American sports announcer

Steve Savard is an American sports anchor and the former "Voice of the St. Louis Rams", serving in that role from 1999 to 2015. He was the lead news anchor and former sportscaster at KMOV in St. Louis, Missouri. Savard, a St. Louis native, attended Parkway North High School and Northwest Missouri State University, where he graduated in 1986 with degrees in English and journalism. Steve has won six Emmy Awards, including best sportscaster.

After serving as a sportswriter for the Suburban Newspapers chain in St. Louis, Savard broke into television in 1989 as a reporter and weekend news anchor at KULR-TV in Billings, Montana. His early career included stints as sports director at KDBC-TV in El Paso, Texas (1990–1992) and weekend sports anchor at WVIT in Hartford, Connecticut (1993–1994).

KMOV in St. Louis hired Savard in 1994 as weekend sports anchor. Within a year, he was promoted to sports director upon the resignation of Zip Rzeppa.

Savard succeeded Gary Bender as the "Voice of the Rams" in 1999 (the season in which they won Super Bowl XXXIV) and was succeeded upon the Rams' move back to Los Angeles after 2015 by J. B. Long.
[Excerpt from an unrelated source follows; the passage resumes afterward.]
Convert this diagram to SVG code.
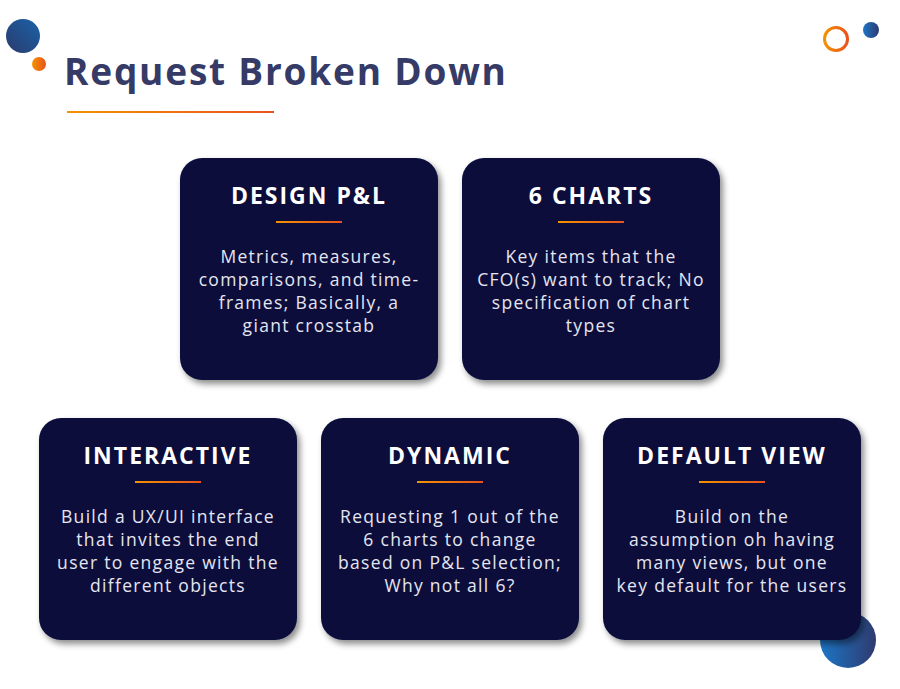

In February 2013, Savard made the switch from sports back to news and began anchoring KMOV's 10 p.m. newscast. In May 2013, he added the 6:00 p.m. newscast to his duties at KMOV. Savard was among 16 people laid off from KMOV on September 17, 2020; the station cited that the cuts were due to the COVID-19 pandemic. He was hired by KOLR in Springfield, Missouri, on May 14, 2021. He served as lead anchor and substitute announcer on Missouri State Bears football broadcasts in Springfield. His contract expired in May 2025, and he returned to St. Louis. In February 2026, he began reporting a weekly series on veterans for KSDK in St. Louis. The station named him main evening anchor that July, following the retirement of longtime St. Louis anchor Mike Bush.